Death of the Black-Haired Girl
by Robert Stone
Robert Stone's fast-paced new novel does not take place in the hot, volatile places where many of his earlier characters seek adventure, oblivion or redemption. But what it does have in common with the rest of Stone's work is a fascination with the existential and religious yearnings of the human heart.
The ostensible plot of Death of the Black-Haired Girl is a simple, noirish tale of adultery gone awry: writer-professor Steven Brookman is cheating on his wife with one of his students, Maud Stack, a beautiful, black-haired girl; when Brookman learns his wife is pregnant, he attempts to break things off with Maud; a drunken Maud decides to confront Brookman at home, and, moments after an argument with him, is killed in a hit-and-run accident in front of his house.
Brookman is not the only suspect in Maud's death.
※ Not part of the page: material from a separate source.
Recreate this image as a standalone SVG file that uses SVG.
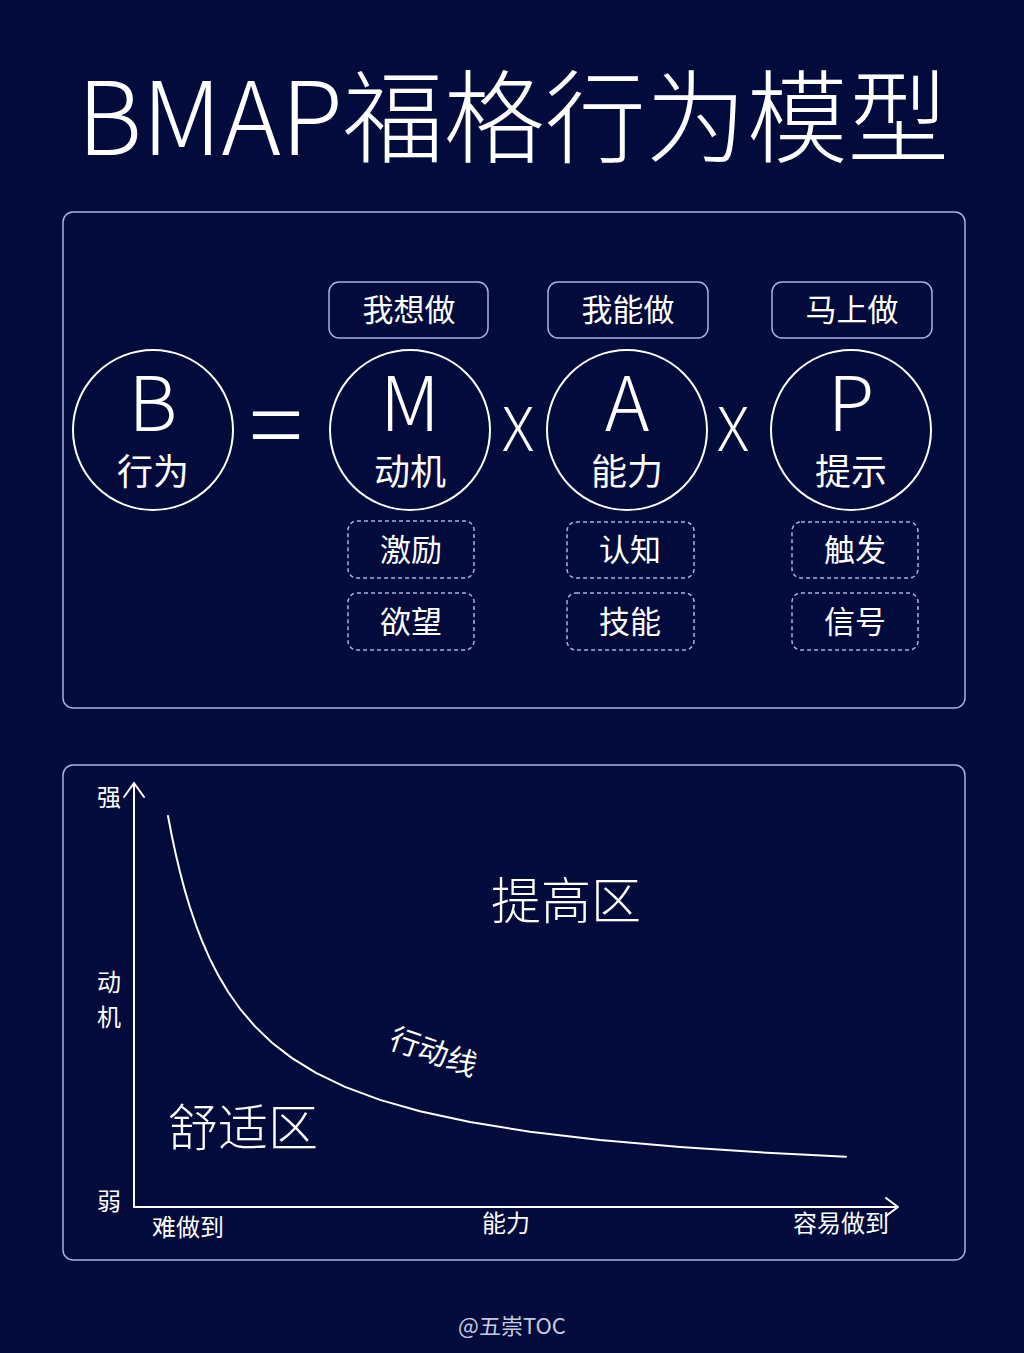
<svg xmlns="http://www.w3.org/2000/svg" width="1024" height="1353" viewBox="0 0 1024 1353">
<defs>
<style>
text{font-family:"Noto Sans CJK SC","Noto Sans",sans-serif;fill:#ffffff;text-anchor:middle}
.panel{fill:none;stroke:#a9b3da;stroke-width:1.5}
.circ{fill:none;stroke:#ffffff;stroke-width:2}
.tag{fill:none;stroke:#a9b3da;stroke-width:1.5}
.dash{fill:none;stroke:#a9b3da;stroke-width:1.5;stroke-dasharray:4 3}
.big{font-size:76px;font-weight:300}
.sub{font-size:36px}
.lab{font-size:31px}
.ax{font-size:24px}
.zone{font-size:50px;font-weight:300}
.line{fill:none;stroke:#ffffff;stroke-width:2;stroke-linejoin:round;stroke-linecap:round}
</style>
</defs>
<rect width="1024" height="1353" fill="#020b3b"/>
<text id="title" x="513" y="155" style="font-size:101px;font-weight:300">BMAP福格行为模型</text>

<rect class="panel" x="63" y="212" width="902" height="496" rx="10"/>

<g id="nodeB"><circle class="circ" cx="153" cy="430" r="80"/><text class="big" x="153" y="431">B</text><text class="sub" x="153" y="485">行为</text></g>
<text id="eq" x="276" y="462" style="font-size:100px;font-weight:300">=</text>

<g id="tagM"><rect class="tag" x="329" y="282" width="159" height="56" rx="10"/><text class="lab" x="409" y="321">我想做</text></g>
<g id="nodeM"><circle class="circ" cx="410" cy="430" r="80"/><text class="big" x="410" y="431">M</text><text class="sub" x="410" y="485">动机</text></g>
<text id="x1" x="518" y="451" style="font-size:60px;font-weight:300">X</text>
<g id="m1"><rect class="dash" x="348" y="521" width="126" height="57" rx="9"/><text class="lab" x="411" y="561">激励</text></g>
<g id="m2"><rect class="dash" x="348" y="593" width="126" height="57" rx="9"/><text class="lab" x="411" y="633">欲望</text></g>

<g id="tagA"><rect class="tag" x="548" y="282" width="160" height="56" rx="10"/><text class="lab" x="628" y="321">我能做</text></g>
<g id="nodeA"><circle class="circ" cx="627" cy="430" r="80"/><text class="big" x="627" y="431">A</text><text class="sub" x="627" y="485">能力</text></g>
<text id="x2" x="733" y="451" style="font-size:60px;font-weight:300">X</text>
<g id="a1"><rect class="dash" x="567" y="522" width="127" height="56" rx="9"/><text class="lab" x="630" y="561">认知</text></g>
<g id="a2"><rect class="dash" x="567" y="593" width="127" height="57" rx="9"/><text class="lab" x="630" y="633">技能</text></g>

<g id="tagP"><rect class="tag" x="772" y="282" width="160" height="56" rx="10"/><text class="lab" x="852" y="321">马上做</text></g>
<g id="nodeP"><circle class="circ" cx="851" cy="430" r="80"/><text class="big" x="851" y="431">P</text><text class="sub" x="851" y="485">提示</text></g>
<g id="p1"><rect class="dash" x="792" y="522" width="126" height="56" rx="9"/><text class="lab" x="855" y="561">触发</text></g>
<g id="p2"><rect class="dash" x="792" y="593" width="126" height="57" rx="9"/><text class="lab" x="855" y="633">信号</text></g>

<rect class="panel" x="63" y="765" width="902" height="495" rx="10"/>
<g id="connectors">
<path class="line" d="M134,1207 V783 M124,797 L134,783 L144,797"/>
<path class="line" d="M134,1207 H898 M886,1198 L898,1207 L886,1216"/>
<polyline class="line" points="168,816 172,836.7 176,855.3 180,872.1 185,890.9 190,907.5 196,925.3 202,940.9 210,959.1 218,974.8 228,991.7 240,1008.8 255,1026.4 272,1042.7 292,1058.1 316,1072.9 345,1086.9 380,1099.9 420,1111.3 470,1122 530,1131.7 600,1140 680,1147 760,1152.3 846,1156.8"/>
</g>
<text class="ax" x="109" y="806">强</text>
<text class="ax" x="109" y="991">动</text>
<text class="ax" x="109" y="1026">机</text>
<text class="ax" x="109" y="1210">弱</text>
<text class="ax" x="188" y="1236">难做到</text>
<text class="ax" x="506" y="1232">能力</text>
<text class="ax" x="841" y="1232">容易做到</text>
<text class="zone" x="566" y="919">提高区</text>
<text class="zone" x="243" y="1146">舒适区</text>
<text x="0" y="0" style="font-size:30px" transform="translate(430,1062) rotate(19)">行动线</text>
<text x="512" y="1334" style="font-size:22px;fill:#c8cbe0">@五崇TOC</text>
</svg>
There is also a mysterious and sinister man who was enraged by an incendiary article Maud wrote for the college paper, attacking anti-abortion protesters.
Like so many Stone characters, Brookman and Maud like to push the envelope; they enjoy the frisson of danger and are prone to equate heedlessness with freedom. Maud does not think about the fallout her article on abortion might have, and while Brookman knows he should know better, he allows himself to become involved in a passionate affair with the volatile Maud. Even before he breaks things off with her, he has intimations of the unforeseen consequences that their romance could have on his wife, daughter and their unborn child. After Maud's death, he will wonder what role the choices he has made in his life may have played in shaping the trajectory of her short life.
Even as Death of the Black-Haired Girl barrels along towards its melancholy conclusion, it explicates its characters' hope that life is not completely random - "people always want their suffering to mean something", as one character puts it - and their understanding that choices have moral consequences, and that innocents frequently are tangled and hurt in the crossfire.